== Aim of the exercise ==
Find each line with the word "that" and copy it.

--- start Records for the exercise ---

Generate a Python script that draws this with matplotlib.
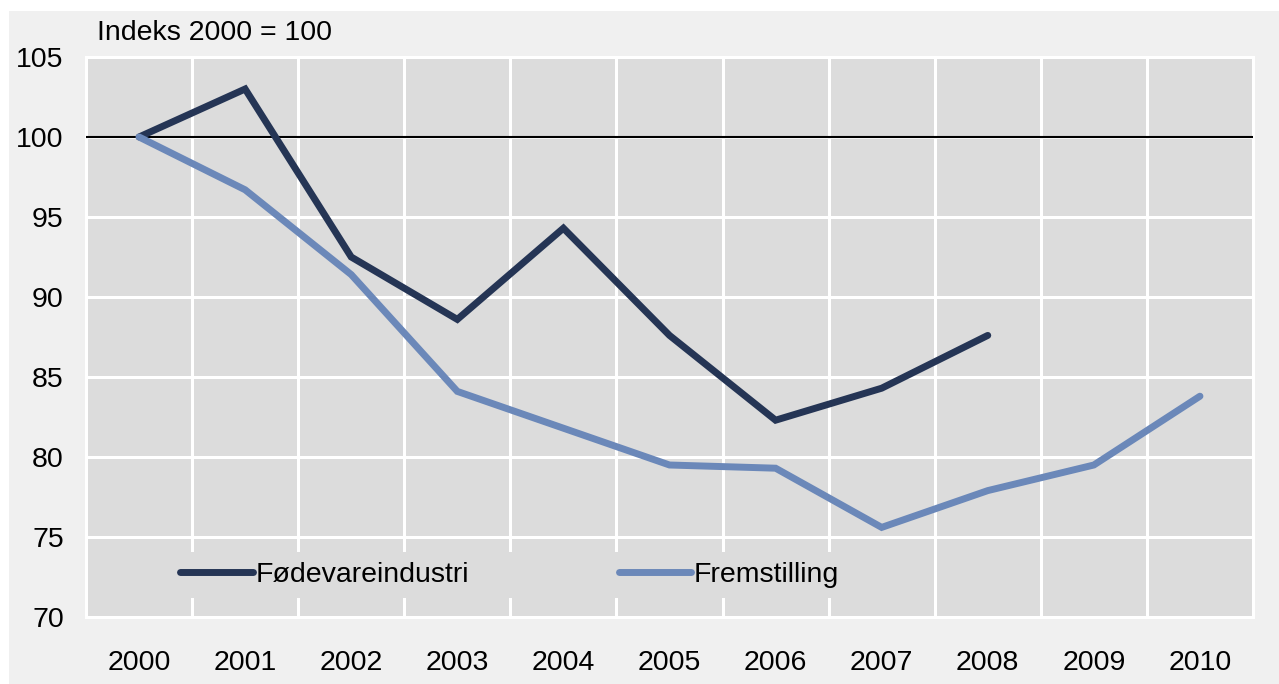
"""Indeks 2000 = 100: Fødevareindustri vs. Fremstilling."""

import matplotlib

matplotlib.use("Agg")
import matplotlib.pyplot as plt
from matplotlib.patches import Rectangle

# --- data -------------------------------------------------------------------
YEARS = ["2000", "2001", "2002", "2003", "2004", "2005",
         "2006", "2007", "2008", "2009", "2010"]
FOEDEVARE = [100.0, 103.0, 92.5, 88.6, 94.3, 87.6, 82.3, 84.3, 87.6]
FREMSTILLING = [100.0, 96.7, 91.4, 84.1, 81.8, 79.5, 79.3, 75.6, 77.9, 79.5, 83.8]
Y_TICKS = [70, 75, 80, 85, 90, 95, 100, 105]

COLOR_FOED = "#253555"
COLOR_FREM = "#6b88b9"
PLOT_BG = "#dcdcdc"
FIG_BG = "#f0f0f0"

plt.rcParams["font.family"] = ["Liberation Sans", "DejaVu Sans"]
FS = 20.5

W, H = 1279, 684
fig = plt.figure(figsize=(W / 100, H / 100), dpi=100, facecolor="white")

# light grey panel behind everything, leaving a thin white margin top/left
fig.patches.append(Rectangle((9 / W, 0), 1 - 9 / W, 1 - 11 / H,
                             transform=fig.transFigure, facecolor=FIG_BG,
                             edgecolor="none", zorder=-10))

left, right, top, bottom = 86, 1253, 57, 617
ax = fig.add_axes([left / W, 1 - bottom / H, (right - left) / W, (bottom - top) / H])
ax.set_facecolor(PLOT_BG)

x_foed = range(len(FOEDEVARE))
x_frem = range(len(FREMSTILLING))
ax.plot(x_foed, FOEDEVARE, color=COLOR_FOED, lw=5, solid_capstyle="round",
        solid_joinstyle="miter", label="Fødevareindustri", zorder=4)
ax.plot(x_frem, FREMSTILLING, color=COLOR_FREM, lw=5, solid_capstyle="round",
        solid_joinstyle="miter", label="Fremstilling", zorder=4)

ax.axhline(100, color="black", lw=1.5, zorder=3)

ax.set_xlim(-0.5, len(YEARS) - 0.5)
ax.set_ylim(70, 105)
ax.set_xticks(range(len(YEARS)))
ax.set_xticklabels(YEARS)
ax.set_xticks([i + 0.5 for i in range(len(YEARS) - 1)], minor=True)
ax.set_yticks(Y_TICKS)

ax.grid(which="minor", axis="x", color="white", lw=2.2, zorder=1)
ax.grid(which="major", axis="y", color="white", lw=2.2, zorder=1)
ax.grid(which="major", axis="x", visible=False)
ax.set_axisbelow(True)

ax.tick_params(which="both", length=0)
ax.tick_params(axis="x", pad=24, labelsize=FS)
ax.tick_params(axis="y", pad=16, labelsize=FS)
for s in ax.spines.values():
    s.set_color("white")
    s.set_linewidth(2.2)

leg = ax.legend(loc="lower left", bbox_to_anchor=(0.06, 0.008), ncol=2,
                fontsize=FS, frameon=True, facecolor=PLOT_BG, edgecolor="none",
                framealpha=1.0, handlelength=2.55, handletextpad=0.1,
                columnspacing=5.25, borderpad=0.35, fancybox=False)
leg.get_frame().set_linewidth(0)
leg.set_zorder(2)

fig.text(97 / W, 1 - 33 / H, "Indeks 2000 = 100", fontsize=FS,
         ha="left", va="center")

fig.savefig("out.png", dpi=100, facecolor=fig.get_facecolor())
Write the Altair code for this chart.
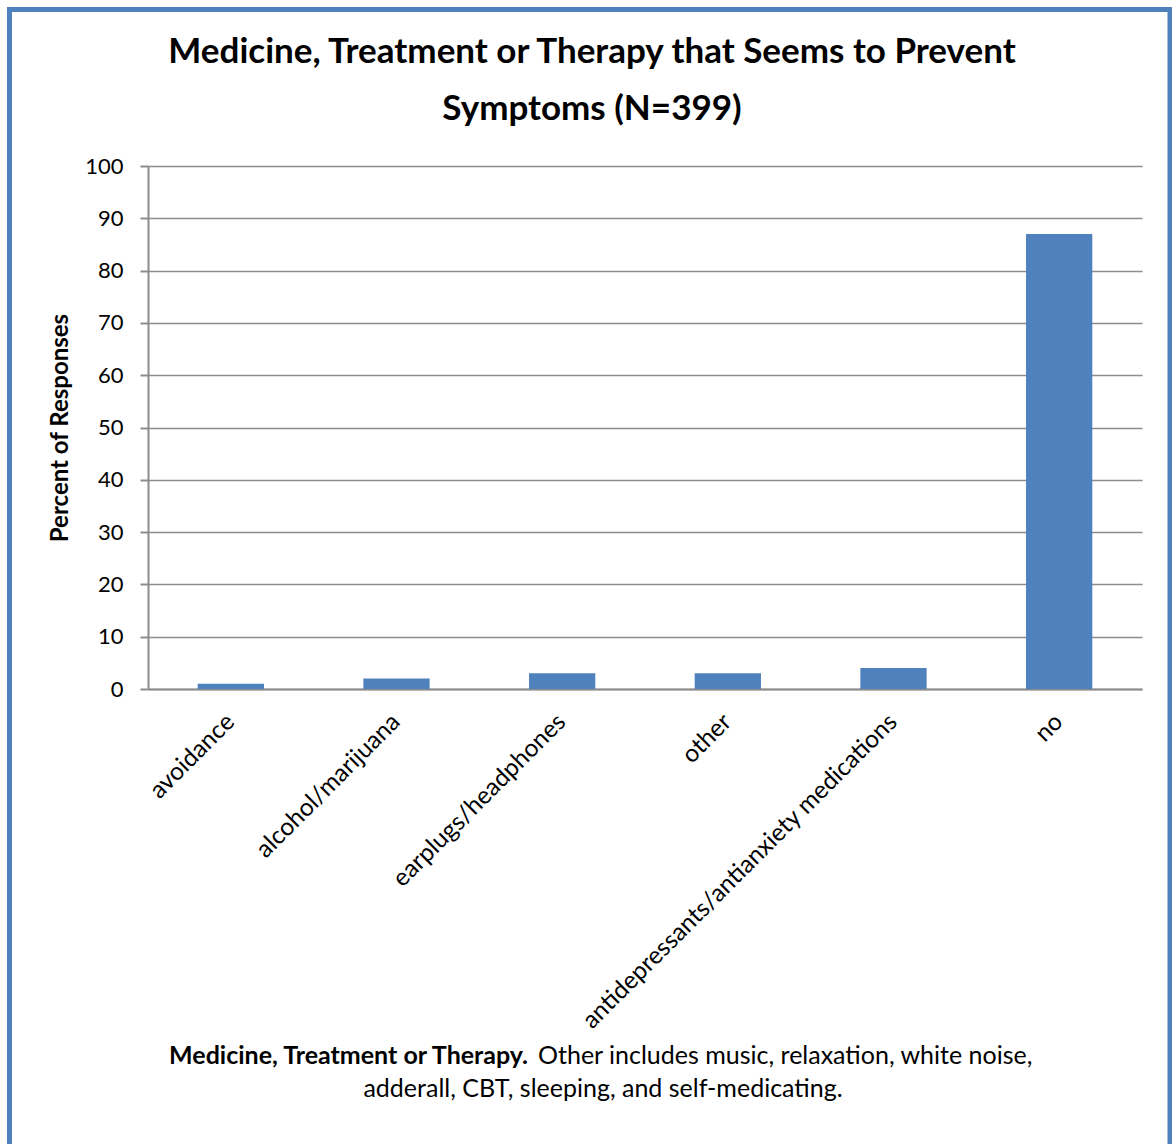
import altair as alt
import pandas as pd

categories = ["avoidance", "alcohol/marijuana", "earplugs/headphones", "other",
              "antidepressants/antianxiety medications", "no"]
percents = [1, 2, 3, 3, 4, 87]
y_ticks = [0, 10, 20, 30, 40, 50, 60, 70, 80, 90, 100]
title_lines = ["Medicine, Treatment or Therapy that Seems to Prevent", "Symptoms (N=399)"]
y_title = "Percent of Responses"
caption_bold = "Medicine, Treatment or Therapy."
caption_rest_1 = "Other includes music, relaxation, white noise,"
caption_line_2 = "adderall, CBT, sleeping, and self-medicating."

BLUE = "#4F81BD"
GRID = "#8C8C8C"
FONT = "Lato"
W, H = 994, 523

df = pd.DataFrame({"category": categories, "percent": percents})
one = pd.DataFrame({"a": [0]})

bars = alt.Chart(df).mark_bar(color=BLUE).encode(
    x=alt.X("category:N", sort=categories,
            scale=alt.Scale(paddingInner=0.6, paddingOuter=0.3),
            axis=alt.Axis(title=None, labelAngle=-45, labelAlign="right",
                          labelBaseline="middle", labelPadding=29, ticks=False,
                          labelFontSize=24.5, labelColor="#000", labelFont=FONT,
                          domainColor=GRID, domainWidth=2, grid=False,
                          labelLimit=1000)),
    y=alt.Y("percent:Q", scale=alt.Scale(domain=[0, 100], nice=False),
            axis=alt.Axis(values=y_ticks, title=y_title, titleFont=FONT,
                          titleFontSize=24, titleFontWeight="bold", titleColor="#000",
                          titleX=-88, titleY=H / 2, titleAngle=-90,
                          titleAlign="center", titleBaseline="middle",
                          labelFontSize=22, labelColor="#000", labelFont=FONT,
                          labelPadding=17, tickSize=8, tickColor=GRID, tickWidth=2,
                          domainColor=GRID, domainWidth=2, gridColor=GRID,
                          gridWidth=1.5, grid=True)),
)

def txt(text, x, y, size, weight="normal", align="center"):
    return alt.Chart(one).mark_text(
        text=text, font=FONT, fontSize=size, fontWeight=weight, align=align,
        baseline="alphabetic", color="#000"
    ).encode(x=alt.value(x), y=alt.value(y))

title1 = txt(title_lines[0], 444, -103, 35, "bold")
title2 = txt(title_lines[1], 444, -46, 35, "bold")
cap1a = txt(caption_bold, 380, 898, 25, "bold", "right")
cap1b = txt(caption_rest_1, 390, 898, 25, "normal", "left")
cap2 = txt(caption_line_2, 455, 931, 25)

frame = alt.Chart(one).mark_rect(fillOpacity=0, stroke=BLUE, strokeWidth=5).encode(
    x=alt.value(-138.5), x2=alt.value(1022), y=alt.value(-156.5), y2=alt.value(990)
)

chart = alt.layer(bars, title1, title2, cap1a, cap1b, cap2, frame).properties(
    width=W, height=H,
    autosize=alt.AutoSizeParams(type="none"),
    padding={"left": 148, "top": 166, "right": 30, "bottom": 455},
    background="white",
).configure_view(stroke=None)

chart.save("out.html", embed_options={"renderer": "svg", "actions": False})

--- end Records for the exercise ---

== Solution below ==
Generate a Python script that draws this with matplotlib.
title_lines = ["Medicine, Treatment or Therapy that Seems to Prevent", "Symptoms (N=399)"]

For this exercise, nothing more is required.